## START Recorded data
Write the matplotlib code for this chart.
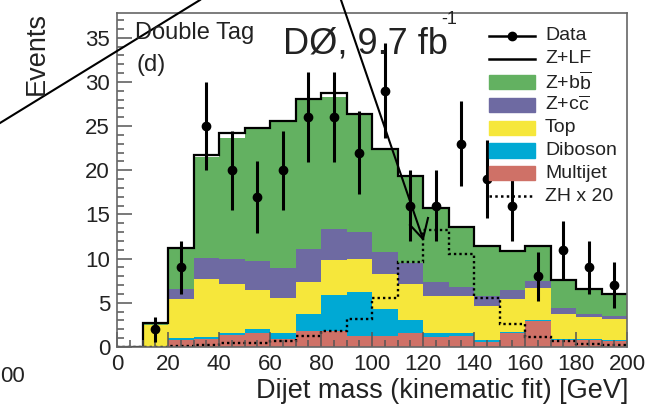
import numpy as np
import matplotlib.pyplot as plt
from matplotlib.lines import Line2D
from matplotlib.patches import Rectangle
from matplotlib.ticker import MultipleLocator

plt.rcParams['font.family'] = ['Liberation Sans', 'DejaVu Sans']
plt.rcParams['mathtext.fontset'] = 'custom'
plt.rcParams['mathtext.rm'] = 'Liberation Sans'

# dijet mass bins, 10 GeV wide
edges = np.arange(0, 201, 10)
centers = edges[1:] - 5

# background components (events per bin), bottom of stack first
multijet = [0, 0, 0.83, 0.95, 1.36, 1.55, 0.87, 1.85, 1.8, 1.3, 1.2, 1.6, 1.1, 1.25, 0.6, 1.55, 2.9, 0.8, 0.8, 0.7]
diboson = [0, 0, 0.15, 0.18, 0.24, 0.45, 0.68, 1.85, 4.1, 4.95, 3.1, 1.5, 0.45, 0.35, 0.15, 0.18, 0.2, 0.15, 0.05, 0.05]
top = [0, 2.5, 4.42, 6.57, 5.5, 4.4, 3.95, 3.7, 3.95, 3.75, 4.0, 4.0, 4.25, 4.2, 3.85, 3.67, 3.55, 2.75, 2.5, 2.45]
zcc = [0, 0, 1.17, 2.4, 2.9, 3.3, 3.4, 3.7, 3.45, 3.05, 2.4, 2.4, 1.5, 1.0, 1.2, 1.1, 0.85, 0.7, 0.35, 0.3]
zbb = [0, 0.2, 4.63, 11.4, 13.7, 15.1, 16.7, 16.9, 15.0, 13.35, 11.7, 9.8, 8.4, 6.8, 5.6, 4.4, 3.9, 3.2, 2.9, 2.5]
zlf = [0, 0, 0, 0.25, 0.5, 0, 0, 0.1, 0.5, 0, 0, 0, 0, 0, 0, 0, 0, 0, 0, 0]

# signal ZH scaled x20
zh20 = [0.05, 0.05, 0.15, 0.2, 0.4, 0.5, 0.7, 1.25, 1.85, 3.2, 5.6, 9.6, 13.2, 10.5, 5.6, 2.55, 1.1, 0.7, 0.3, 0.2]

# data (bins 10-200), with error bars
data = [2, 9, 25, 20, 17, 20, 26, 26, 22, 29, 16, 16, 23, 19, 16, 8, 11, 9, 7]
data_err = [1.4, 3, 5, 4.5, 4.1, 4.5, 5.1, 5.1, 4.7, 5.4, 4, 4, 4.8, 4.4, 4, 2.8, 3.3, 3, 2.6]

components = [multijet, diboson, top, zcc, zbb, zlf]
colors = ['#cf7167', '#00a9d4', '#f6e73b', '#6e6aa2', '#63b161', 'white']
txt = '#222222'
dots = (0, (1, 1.3))

W, H = 646, 409
fig = plt.figure(figsize=(W / 100, H / 100), dpi=100)
ax = fig.add_axes([117 / W, 62 / H, 510 / W, 334 / H])

base = np.zeros(len(edges) - 1)
for vals, c in zip(components, colors):
    vals = np.array(vals)
    ax.stairs(base + vals, edges, baseline=base, fill=True, color=c, lw=0)
    base = base + vals
total = base
ax.stairs(total, edges, baseline=None, color='black', lw=1.6)
ax.stairs(zh20, edges, baseline=None, color='black', lw=1.7, ls=dots)
ax.errorbar(centers[1:], data, yerr=data_err, fmt='o', color='black',
            ms=6, elinewidth=2.2, capsize=0)

ax.set_xlim(0, 200)
ax.set_ylim(0, 37.8)
ax.xaxis.set_major_locator(MultipleLocator(20))
ax.xaxis.set_minor_locator(MultipleLocator(5))
ax.yaxis.set_major_locator(MultipleLocator(5))
ax.yaxis.set_minor_locator(MultipleLocator(1))
ax.tick_params(which='both', direction='in', top=False, right=False,
               labelsize=16, color='#555555', width=1.1, pad=5, labelcolor=txt)
ax.tick_params(which='major', length=11)
ax.tick_params(which='minor', length=5)
for s in ax.spines.values():
    s.set_color('#666666')
    s.set_linewidth(1.2)

def px(x, y):
    # figure pixel (from top-left) -> figure fraction
    return x / W, 1 - y / H

fig.text(*px(135, 33), 'Double Tag', fontsize=17, va='center', color=txt)
fig.text(*px(137, 65), '(d)', fontsize=17, va='center', color=txt)
fig.text(*px(283, 53), 'DØ, 9.7 fb', fontsize=26, va='baseline', color=txt)
fig.text(*px(441, 20), '-1', fontsize=13, va='center', color=txt)

fig.text(*px(37, 12), 'Events', rotation=90, fontsize=19.5, ha='center', va='top', color=txt)
fig.text(*px(628, 391), 'Dijet mass (kinematic fit) [GeV]', fontsize=19.5,
         ha='right', va='center', color=txt)
fig.text(*px(0, 376), '00', fontsize=16, ha='left', va='center', color=txt)

# legend, drawn row by row
labels = ['Data', 'Z+LF', r'Z+b$\overline{\rm b}$', r'Z+c$\overline{\rm c}$',
          'Top', 'Diboson', 'Multijet', 'ZH x 20']
keys = ['data', 'line', '#63b161', '#6e6aa2', '#f6e73b', '#00a9d4', '#cf7167', 'dots']
x0, x1 = 489, 535
for i, (lab, key) in enumerate(zip(labels, keys)):
    yc = 36 + 22.9 * i
    if key == 'data':
        fig.add_artist(Line2D([x0 / W, x1 / W], [1 - yc / H] * 2, color='black', lw=1.8,
                              transform=fig.transFigure))
        fig.add_artist(Line2D([(x0 + x1) / 2 / W], [1 - yc / H], color='black', marker='o', ms=6,
                              transform=fig.transFigure))
    elif key == 'line':
        fig.add_artist(Line2D([x0 / W, x1 / W], [1 - yc / H] * 2, color='black', lw=1.8,
                              transform=fig.transFigure))
    elif key == 'dots':
        fig.add_artist(Line2D([x0 / W, x1 / W], [1 - yc / H] * 2, color='black', lw=1.8, ls=dots,
                              transform=fig.transFigure))
    else:
        fig.add_artist(Rectangle(px(x0, yc + 7), (x1 - x0) / W, 14 / H, color=key,
                                 transform=fig.transFigure))
    fig.text(*px(545, yc), lab, fontsize=14, va='center', color=txt)

# stray annotation lines crossing the panel
fig.add_artist(Line2D([0, 200 / W], [1 - 123 / H, 1], color='black', lw=1.5, transform=fig.transFigure))
fig.add_artist(Line2D([341 / W, 423 / W], [1, 1 - 239 / H], color='black', lw=1.5, transform=fig.transFigure))
fig.add_artist(Line2D([410 / W, 423 / W, 428 / W], [1 - 225 / H, 1 - 239 / H, 1 - 218 / H],
                      color='black', lw=1.5, transform=fig.transFigure))

fig.savefig('out.png', dpi=100)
## END Recorded data
• _Brief_: Write out again, exactly, the lines from the start of the listing up to the line containing "plt.rcParams['mathtext.rm'] = 'Liberation", with both ends and without pictures.

• _Written solution_:
Write the matplotlib code for this chart.
import numpy as np
import matplotlib.pyplot as plt
from matplotlib.lines import Line2D
from matplotlib.patches import Rectangle
from matplotlib.ticker import MultipleLocator

plt.rcParams['font.family'] = ['Liberation Sans', 'DejaVu Sans']
plt.rcParams['mathtext.fontset'] = 'custom'
plt.rcParams['mathtext.rm'] = 'Liberation Sans'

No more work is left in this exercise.